If there were a job that involved sitting in a room and making a list of all the ways in which the world could possibly end, I would be just the woman for that job. In fact, after being a novelist, Imaginer of Potential Global Catastrophes is probably my dream career and the one I’m most suited to.

Why? Because I don’t think I would ever run out of ideas. You see, imagining bad things happening – however big or small – is pretty much my default setting. It wasn’t until I was in my twenties, when a career coach talked me through exercises to help me feel more confident in my job in PR, that I made the connection between being a creative thinker and a worrier.
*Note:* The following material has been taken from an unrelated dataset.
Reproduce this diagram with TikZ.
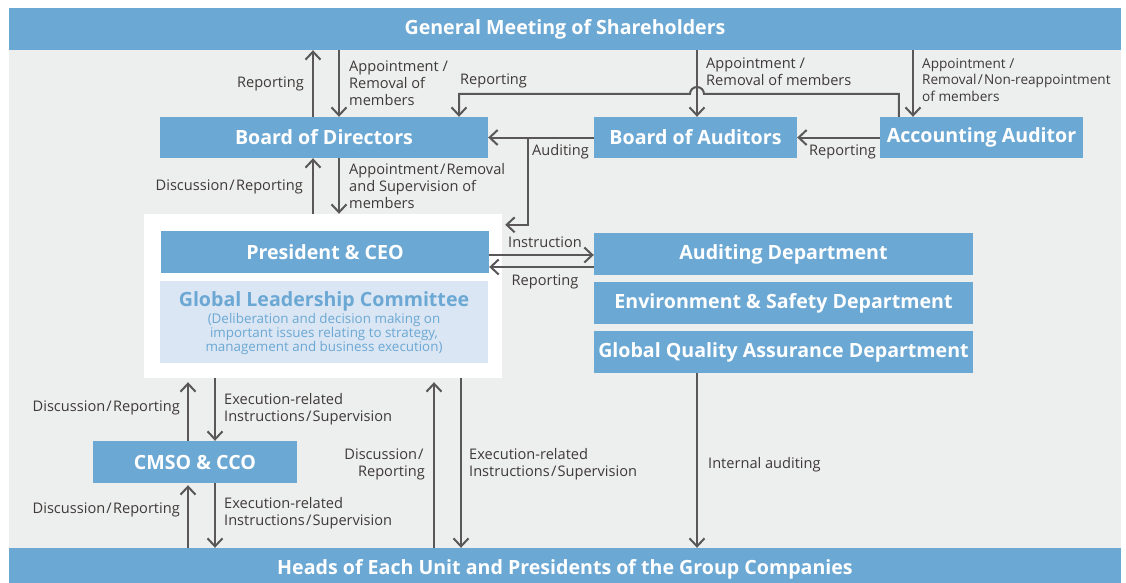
\documentclass[tikz,border=0pt]{standalone}
\usepackage{fontspec}
\setmainfont{Open Sans}
\usetikzlibrary{arrows.meta,calc}
\definecolor{boxblue}{RGB}{108,168,212}
\definecolor{bggray}{RGB}{237,238,238}
\definecolor{glcfill}{RGB}{218,230,243}
\definecolor{glctext}{RGB}{108,168,212}
\definecolor{linegray}{RGB}{89,87,87}
\definecolor{labeltext}{RGB}{62,58,57}
\newcommand{\slh}{\kern1.2pt/\kern1.2pt}
\tikzset{
  bluebox/.style={fill=boxblue, text=white, inner sep=0pt, font=\fontsize{19.6}{22}\selectfont\bfseries},
  lbl/.style={text=labeltext, inner sep=0pt, font=\fontsize{14.6}{17}\selectfont},
  conn/.style={draw=linegray, line width=2pt, -{Straight Barb[length=8pt,width=15pt,line width=2pt]}},
}
\begin{document}
\begin{tikzpicture}[x=1pt,y=-1pt]
\useasboundingbox (0,0) rectangle (1126,583);
\fill[white] (0,0) rectangle (1126,583);
\fill[bggray] (9,50) rectangle (1121,548);

% bars
\node[bluebox, minimum width=1112pt, minimum height=42pt] (gms) at (565,29) {General Meeting of Shareholders};
\node[bluebox, minimum width=1112pt, minimum height=42pt] (heads) at (565,569) {Heads of Each Unit and Presidents of the Group Companies};

% top row
\node[bluebox, minimum width=328pt, minimum height=41pt] (bod) at (324,137.5) {Board of Directors};
\node[bluebox, minimum width=203pt, minimum height=41pt] (boa) at (695.5,137.5) {Board of Auditors};
\node[bluebox, minimum width=203pt, minimum height=41pt] (aa) at (981.5,137.5) {Accounting Auditor};

% white block
\node[fill=white, minimum width=358pt, minimum height=164pt, inner sep=0pt] (wb) at (323,296) {};
\node[bluebox, minimum width=328pt, minimum height=42pt] (ceo) at (325,252) {President \& CEO};
\node[fill=glcfill, minimum width=328pt, minimum height=82pt, inner sep=0pt] (glc) at (324,322) {};
\node[text=glctext, inner sep=0pt, font=\fontsize{19.6}{22}\selectfont\bfseries] (glct) at (324,301) {Global Leadership Committee};
\node[text=glctext, inner sep=0pt, align=center, font=\fontsize{13.4}{14}\selectfont] (glcs) at (324,334)
  {(Deliberation and decision making on\\important issues relating to strategy,\\management and business execution)};

% departments
\node[bluebox, minimum width=379pt, minimum height=42pt] (aud) at (783.5,254) {Auditing Department};
\node[bluebox, minimum width=379pt, minimum height=42pt] (env) at (783.5,303) {Environment \& Safety Department};
\node[bluebox, minimum width=379pt, minimum height=42pt] (gqa) at (783.5,352) {Global Quality Assurance Department};

% CMSO
\node[bluebox, minimum width=204pt, minimum height=42pt] (cmso) at (195,462) {CMSO \& CCO};

% connectors: GMS <-> BoD
\draw[conn] (313,0|-bod.north) -- (313,0|-gms.south);
\draw[conn] (339,0|-gms.south) -- (339,0|-bod.north);
\node[lbl, anchor=east] (l1) at (304,84) {Reporting};
\node[lbl, anchor=west, align=left] (l2) at (349,83) {Appointment /\\Removal of\\members};

% GMS -> BoA, AA
\draw[conn] (697,0|-gms.south) -- (697,0|-boa.north);
\node[lbl, anchor=west, align=left] (l4) at (706,72) {Appointment /\\Removal of members};
\draw[conn] (913,0|-gms.south) -- (913,0|-aa.north);
\node[lbl, anchor=west, align=left, font=\fontsize{13.6}{16.5}\selectfont] (l5) at (922,80) {Appointment /\\Removal\slh Non-reappointment\\of members};

% AA reporting to BoD with hop
\coordinate (hopR) at (704,94);
\draw[conn] ([xshift=19pt]aa.north west) |- (hopR) arc[start angle=0, end angle=180, radius=7pt] -- (459,94) -- (459,0|-bod.north);
\node[lbl, anchor=west] (l3) at (460,81) {Reporting};

% Auditing
\draw[conn] (boa.west) -- (bod.east);
\draw[conn] (528,0|-bod.east) |- ($(wb.north east)+(3,11)$);
\node[lbl, anchor=west] (l6) at (532,152) {Auditing};

% AA -> BoA
\draw[conn] (aa.west) -- (boa.east);
\node[lbl, anchor=west] (l7) at (809,152) {Reporting};

% BoD <-> CEO
\draw[conn] (313,0|-wb.north) -- (313,0|-bod.south);
\draw[conn] (339,0|-bod.south) -- (339,0|-wb.north);
\node[lbl, anchor=east] (l8) at (303,187) {Discussion\slh Reporting};
\node[lbl, anchor=west, align=left] (l9) at (349,186) {Appointment\slh Removal\\and Supervision of\\members};

% CEO <-> Auditing Department
\draw[conn] (ceo.east|-0,255) -- (aud.west|-0,255);
\draw[conn] (aud.west|-0,267) -- (ceo.east|-0,267);
\node[lbl] (l10) at (545,242) {Instruction};
\node[lbl] (l11) at (545,282) {Reporting};

% WB <-> CMSO
\draw[conn, shorten >=4pt] (188,0|-cmso.north) -- (188,0|-wb.south);
\draw[conn] (215,0|-wb.south) -- (215,0|-cmso.north);
\node[lbl, anchor=east] (l12) at (180,408) {Discussion\slh Reporting};
\node[lbl, anchor=west, align=left] (l13) at (224,409) {Execution-related\\Instructions\slh Supervision};

% CMSO <-> Heads
\draw[conn, shorten >=2pt] (188,0|-heads.north) -- (188,0|-cmso.south);
\draw[conn] (215,0|-cmso.south) -- (215,0|-heads.north);
\node[lbl, anchor=east] (l14) at (180,510) {Discussion\slh Reporting};
\node[lbl, anchor=west, align=left] (l15) at (224,513) {Execution-related\\Instructions\slh Supervision};

% WB <-> Heads
\draw[conn, shorten >=4pt] (434,0|-heads.north) -- (434,0|-wb.south);
\draw[conn] (461,0|-wb.south) -- (461,0|-heads.north);
\node[lbl, anchor=east, align=right] (l16) at (425,464) {Discussion\slh\\Reporting};
\node[lbl, anchor=west, align=left] (l17) at (469,464) {Execution-related\\Instructions\slh Supervision};

% GQA -> Heads
\draw[conn] (697,0|-gqa.south) -- (697,0|-heads.north);
\node[lbl, anchor=west] (l18) at (708,465) {Internal auditing};
\end{tikzpicture}
\end{document}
The coach asked me to tell him what the worst thing I could imagine happening at work was and, well, let’s just say the poor man didn’t know what had hit him.

When I finally stopped talking he pointed out that, as well as worrying about the daily challenges of my job, I spent a huge amount of emotional energy imagining and worrying about disastrous scenarios that were very unlikely to happen (being fired for the most trivial reasons, being screamed at in public by a client, accidently breaking the law, the plane crashing on my next press trip…you get the picture). It was my imagination, my creativity – the same force that made me love thinking up new ideas for PR campaigns and writing headline-grabbing press releases – that was fuelling my natural tendency to worry and causing me stress. 

For a long time I thought this combination of creativity and worrying was nothing but a burden. But once I started working on a novel, I began to wonder: if an active imagination can fuel feelings of anxiety by dreaming up extra things to worry about, can’t it also work the other way round? Couldn’t my tendency to imagine the unlikely and the unexpected – the dark and the disastrous – as possibilities in everyday life be an asset for a novelist? I think it can.

The plot of my first novel The Daughter’s Secret, is driven by my imaginings of the deepest fears of a ‘normal’ woman. Rosalind, the protagonist, is a worrier by nature. She has spent many years trying to protect herself and her family from fears both real and imagined. But then something happens that makes even the worst-case scenarios that have kept her awake at night seem mild by comparison. Rosalind’s fears are not my fears and I would never react in the way that she does, but I certainly drew on my own experiences to bring her character to life. 

At the moment I’m working on another novel and once again my tendency to think ‘what bad thing could possibly happen now’ is playing a part in how the plot takes shape. Writing novels demands creative thinking, lots of hard work and endless cups of coffee! For me, it also demands that I embrace my capacity to worry and channel all that energy into something positive.